● **SHORT TASK**: In the entries below, print exactly the lines from the first through the one with "ax = fig.add_axes([0, 0, 1, 1])", both included, and none of the pictures.

Rows from a dataset of charts and code
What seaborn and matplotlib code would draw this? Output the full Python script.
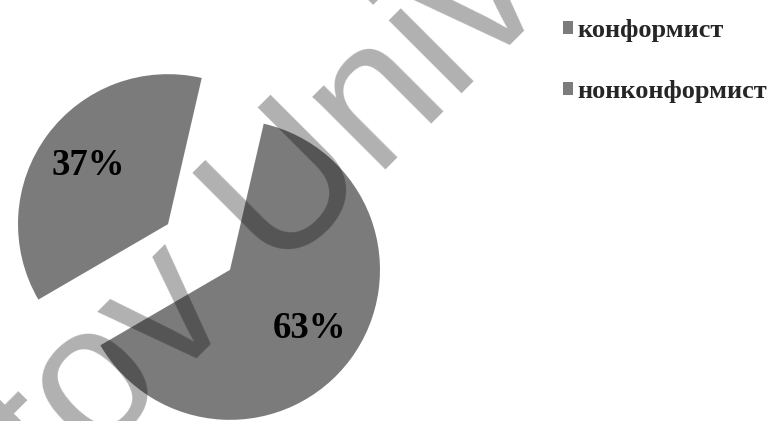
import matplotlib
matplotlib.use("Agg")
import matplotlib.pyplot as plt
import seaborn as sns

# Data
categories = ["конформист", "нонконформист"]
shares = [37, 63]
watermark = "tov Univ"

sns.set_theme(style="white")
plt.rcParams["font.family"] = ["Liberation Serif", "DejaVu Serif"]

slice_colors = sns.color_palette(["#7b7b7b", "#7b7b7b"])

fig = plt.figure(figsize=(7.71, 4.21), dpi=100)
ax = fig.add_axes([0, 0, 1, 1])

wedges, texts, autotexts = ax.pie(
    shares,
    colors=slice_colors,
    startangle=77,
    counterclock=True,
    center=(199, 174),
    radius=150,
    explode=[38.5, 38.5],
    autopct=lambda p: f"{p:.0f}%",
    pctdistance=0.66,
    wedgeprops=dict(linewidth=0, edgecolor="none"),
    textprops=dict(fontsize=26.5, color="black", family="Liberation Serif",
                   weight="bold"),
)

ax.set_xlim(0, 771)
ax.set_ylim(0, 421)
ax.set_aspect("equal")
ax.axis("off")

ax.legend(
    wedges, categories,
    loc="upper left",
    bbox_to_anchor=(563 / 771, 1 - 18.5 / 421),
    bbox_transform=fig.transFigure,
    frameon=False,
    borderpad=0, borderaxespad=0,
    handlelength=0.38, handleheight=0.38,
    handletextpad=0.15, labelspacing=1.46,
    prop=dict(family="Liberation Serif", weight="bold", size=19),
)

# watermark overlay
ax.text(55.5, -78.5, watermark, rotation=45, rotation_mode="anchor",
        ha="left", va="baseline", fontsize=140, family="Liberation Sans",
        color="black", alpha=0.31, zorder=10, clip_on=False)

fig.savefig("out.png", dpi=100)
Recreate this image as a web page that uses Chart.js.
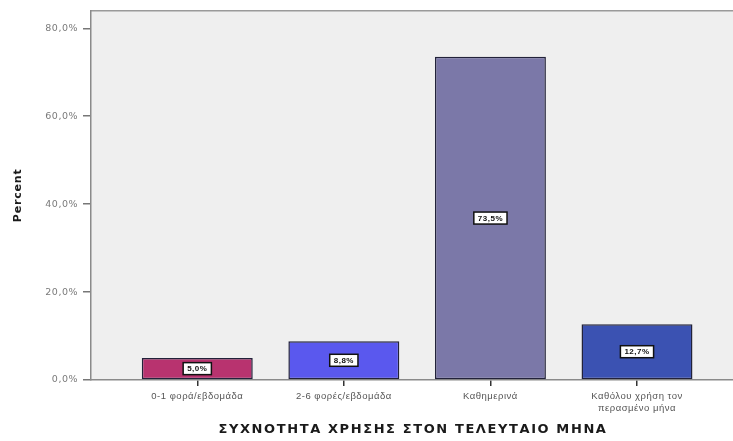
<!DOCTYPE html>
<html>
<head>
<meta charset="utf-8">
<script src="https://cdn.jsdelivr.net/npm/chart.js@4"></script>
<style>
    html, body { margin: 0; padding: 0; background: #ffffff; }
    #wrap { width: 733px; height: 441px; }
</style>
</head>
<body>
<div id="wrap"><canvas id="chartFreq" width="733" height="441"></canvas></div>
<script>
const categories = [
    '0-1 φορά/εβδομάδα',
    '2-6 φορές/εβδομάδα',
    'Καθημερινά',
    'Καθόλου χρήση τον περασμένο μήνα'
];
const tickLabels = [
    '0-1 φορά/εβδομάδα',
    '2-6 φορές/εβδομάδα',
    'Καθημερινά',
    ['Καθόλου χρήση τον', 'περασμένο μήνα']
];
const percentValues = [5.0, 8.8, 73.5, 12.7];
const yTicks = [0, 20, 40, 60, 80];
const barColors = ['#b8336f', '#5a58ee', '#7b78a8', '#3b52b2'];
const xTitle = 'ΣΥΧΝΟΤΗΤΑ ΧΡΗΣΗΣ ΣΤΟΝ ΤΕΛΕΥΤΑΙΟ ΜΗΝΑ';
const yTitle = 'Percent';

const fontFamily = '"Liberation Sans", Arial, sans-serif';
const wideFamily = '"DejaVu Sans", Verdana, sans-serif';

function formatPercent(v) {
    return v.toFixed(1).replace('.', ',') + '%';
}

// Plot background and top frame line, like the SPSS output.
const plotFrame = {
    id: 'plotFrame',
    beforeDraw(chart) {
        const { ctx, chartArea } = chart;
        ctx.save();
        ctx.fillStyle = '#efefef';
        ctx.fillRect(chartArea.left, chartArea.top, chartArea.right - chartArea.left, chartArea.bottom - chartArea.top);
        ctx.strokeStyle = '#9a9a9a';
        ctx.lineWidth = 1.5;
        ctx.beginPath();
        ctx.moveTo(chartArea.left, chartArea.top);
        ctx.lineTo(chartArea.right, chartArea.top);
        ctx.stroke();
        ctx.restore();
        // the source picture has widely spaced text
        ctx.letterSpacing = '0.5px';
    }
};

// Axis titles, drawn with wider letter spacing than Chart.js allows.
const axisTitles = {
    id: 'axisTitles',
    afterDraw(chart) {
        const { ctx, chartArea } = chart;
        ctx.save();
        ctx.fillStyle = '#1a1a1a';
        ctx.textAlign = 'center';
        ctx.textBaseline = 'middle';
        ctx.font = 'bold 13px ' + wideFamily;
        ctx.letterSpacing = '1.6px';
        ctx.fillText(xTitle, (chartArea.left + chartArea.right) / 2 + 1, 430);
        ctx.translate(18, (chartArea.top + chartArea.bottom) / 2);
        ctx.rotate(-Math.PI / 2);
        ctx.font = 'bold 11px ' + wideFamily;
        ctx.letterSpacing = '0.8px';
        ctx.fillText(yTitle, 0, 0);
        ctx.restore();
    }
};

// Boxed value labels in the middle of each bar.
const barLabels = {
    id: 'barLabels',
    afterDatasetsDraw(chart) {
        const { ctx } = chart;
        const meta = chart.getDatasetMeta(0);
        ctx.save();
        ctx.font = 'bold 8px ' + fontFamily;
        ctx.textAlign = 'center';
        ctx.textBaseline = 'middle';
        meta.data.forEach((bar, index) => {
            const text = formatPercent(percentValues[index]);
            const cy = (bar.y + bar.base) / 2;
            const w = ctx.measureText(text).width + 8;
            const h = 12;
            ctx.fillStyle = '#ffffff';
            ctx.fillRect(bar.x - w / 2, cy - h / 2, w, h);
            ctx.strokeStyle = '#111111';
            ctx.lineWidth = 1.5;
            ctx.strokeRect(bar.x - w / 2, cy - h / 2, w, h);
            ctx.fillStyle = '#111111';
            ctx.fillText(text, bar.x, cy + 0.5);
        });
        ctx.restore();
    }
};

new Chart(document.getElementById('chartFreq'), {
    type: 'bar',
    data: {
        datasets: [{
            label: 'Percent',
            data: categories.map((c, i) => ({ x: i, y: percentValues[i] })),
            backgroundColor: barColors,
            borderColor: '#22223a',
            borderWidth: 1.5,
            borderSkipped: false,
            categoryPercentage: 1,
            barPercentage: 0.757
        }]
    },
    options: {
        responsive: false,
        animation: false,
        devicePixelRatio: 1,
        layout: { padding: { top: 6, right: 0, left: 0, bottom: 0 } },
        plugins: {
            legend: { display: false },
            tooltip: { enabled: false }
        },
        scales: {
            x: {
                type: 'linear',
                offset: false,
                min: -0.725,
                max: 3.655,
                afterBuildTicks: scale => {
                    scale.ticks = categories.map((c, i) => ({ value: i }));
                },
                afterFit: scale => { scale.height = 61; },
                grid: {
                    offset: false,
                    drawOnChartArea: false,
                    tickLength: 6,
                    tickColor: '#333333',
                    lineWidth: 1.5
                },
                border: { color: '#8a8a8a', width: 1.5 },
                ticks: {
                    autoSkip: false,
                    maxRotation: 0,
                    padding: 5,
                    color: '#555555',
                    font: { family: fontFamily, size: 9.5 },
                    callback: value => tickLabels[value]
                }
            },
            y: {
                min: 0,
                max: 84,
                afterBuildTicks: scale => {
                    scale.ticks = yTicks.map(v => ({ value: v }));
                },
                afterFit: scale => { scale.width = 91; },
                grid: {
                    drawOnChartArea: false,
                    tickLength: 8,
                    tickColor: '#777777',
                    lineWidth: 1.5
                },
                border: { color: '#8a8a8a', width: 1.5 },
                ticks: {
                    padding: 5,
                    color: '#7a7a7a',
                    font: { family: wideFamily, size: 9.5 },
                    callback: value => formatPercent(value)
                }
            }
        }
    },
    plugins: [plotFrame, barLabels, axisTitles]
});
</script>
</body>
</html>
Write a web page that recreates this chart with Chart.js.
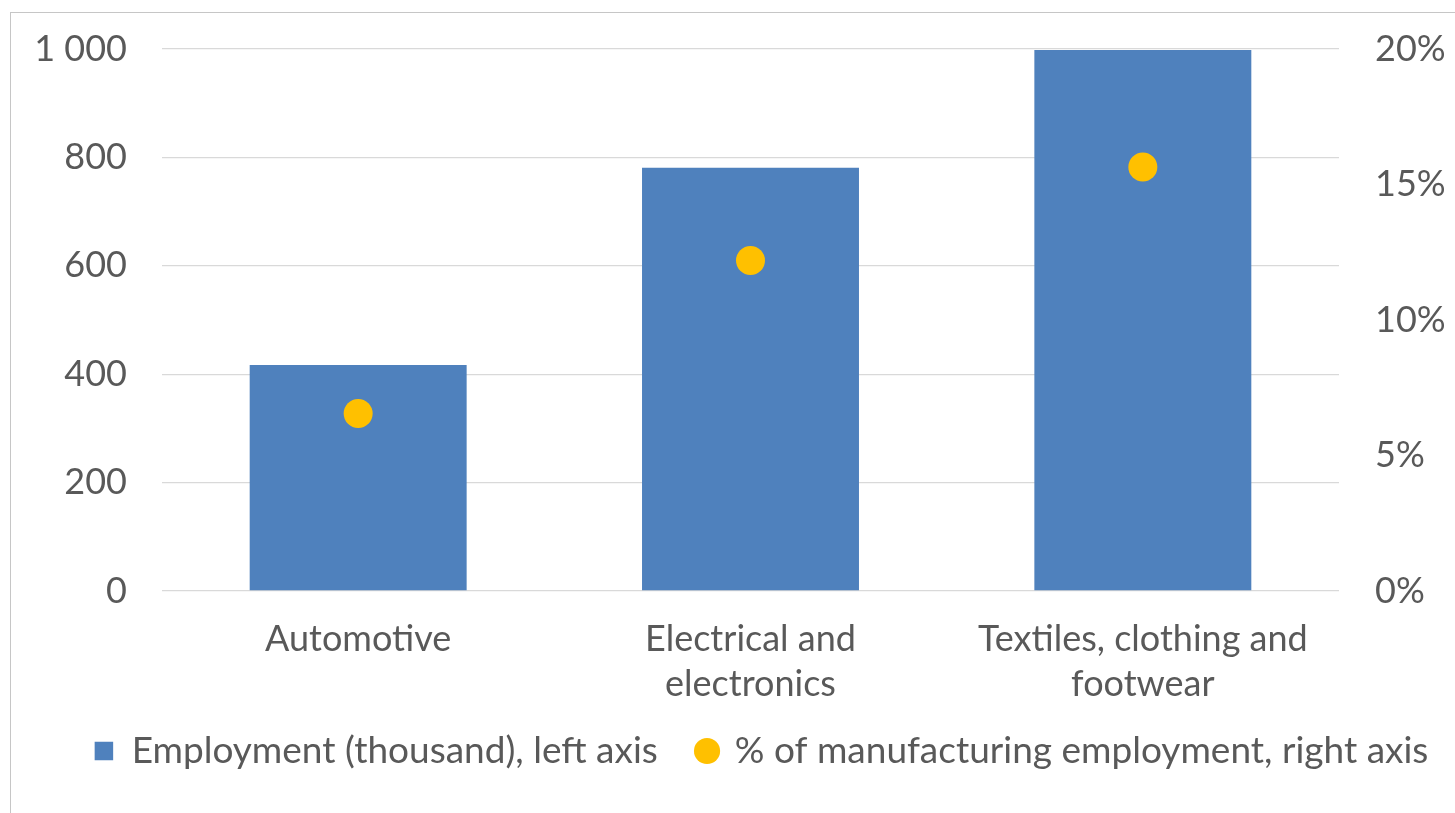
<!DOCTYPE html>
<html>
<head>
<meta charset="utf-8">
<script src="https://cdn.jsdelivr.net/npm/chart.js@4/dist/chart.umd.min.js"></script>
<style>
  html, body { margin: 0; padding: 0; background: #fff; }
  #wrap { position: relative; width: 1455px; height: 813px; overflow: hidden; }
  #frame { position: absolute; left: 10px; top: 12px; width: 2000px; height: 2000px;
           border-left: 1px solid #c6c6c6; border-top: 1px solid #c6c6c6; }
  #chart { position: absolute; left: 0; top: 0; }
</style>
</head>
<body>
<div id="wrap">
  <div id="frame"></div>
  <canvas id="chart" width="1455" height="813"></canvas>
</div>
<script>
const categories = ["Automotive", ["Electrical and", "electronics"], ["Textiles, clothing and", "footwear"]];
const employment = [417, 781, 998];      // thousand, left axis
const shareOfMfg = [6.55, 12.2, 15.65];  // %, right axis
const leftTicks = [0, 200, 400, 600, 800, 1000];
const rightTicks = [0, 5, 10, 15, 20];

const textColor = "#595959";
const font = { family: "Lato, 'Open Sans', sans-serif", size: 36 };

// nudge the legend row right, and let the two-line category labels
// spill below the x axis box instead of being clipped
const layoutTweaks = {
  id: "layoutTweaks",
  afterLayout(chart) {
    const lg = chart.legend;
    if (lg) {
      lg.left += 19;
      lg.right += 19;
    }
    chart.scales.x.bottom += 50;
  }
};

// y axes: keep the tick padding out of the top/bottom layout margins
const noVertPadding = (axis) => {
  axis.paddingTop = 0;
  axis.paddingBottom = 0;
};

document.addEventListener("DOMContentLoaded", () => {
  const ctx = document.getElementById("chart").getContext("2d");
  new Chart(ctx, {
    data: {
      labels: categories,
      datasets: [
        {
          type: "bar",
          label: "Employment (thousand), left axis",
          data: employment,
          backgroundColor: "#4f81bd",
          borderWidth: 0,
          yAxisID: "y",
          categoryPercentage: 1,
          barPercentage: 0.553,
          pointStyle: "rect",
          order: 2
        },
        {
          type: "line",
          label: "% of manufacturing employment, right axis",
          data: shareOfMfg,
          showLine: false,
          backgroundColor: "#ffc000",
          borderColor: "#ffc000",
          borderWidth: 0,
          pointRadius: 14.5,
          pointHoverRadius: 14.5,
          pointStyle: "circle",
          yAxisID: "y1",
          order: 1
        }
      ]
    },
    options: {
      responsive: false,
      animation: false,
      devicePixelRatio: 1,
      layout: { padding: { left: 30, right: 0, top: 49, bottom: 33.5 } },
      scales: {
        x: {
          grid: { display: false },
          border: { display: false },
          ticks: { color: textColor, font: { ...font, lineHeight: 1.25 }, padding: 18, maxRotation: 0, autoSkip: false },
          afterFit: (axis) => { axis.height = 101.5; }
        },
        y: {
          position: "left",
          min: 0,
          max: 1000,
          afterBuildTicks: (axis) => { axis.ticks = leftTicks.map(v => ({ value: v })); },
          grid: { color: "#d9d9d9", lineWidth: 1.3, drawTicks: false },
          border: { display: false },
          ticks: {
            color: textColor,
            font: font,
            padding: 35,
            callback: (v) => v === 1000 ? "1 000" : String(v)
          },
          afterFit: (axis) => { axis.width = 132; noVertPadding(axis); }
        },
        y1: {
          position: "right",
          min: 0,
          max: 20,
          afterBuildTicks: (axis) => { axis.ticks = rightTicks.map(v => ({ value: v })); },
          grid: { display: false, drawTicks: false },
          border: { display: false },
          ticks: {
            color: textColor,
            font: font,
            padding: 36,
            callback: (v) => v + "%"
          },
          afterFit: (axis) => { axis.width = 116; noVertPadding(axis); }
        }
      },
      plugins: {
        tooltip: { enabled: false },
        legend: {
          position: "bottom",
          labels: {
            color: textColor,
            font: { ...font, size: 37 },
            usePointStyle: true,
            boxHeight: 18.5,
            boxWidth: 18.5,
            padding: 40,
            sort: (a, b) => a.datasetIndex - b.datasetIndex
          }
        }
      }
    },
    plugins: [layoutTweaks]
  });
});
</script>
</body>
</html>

● **ANSWER TO THE PROBLEM**:
What seaborn and matplotlib code would draw this? Output the full Python script.
import matplotlib
matplotlib.use("Agg")
import matplotlib.pyplot as plt
import seaborn as sns

# Data
categories = ["конформист", "нонконформист"]
shares = [37, 63]
watermark = "tov Univ"

sns.set_theme(style="white")
plt.rcParams["font.family"] = ["Liberation Serif", "DejaVu Serif"]

slice_colors = sns.color_palette(["#7b7b7b", "#7b7b7b"])

fig = plt.figure(figsize=(7.71, 4.21), dpi=100)
ax = fig.add_axes([0, 0, 1, 1])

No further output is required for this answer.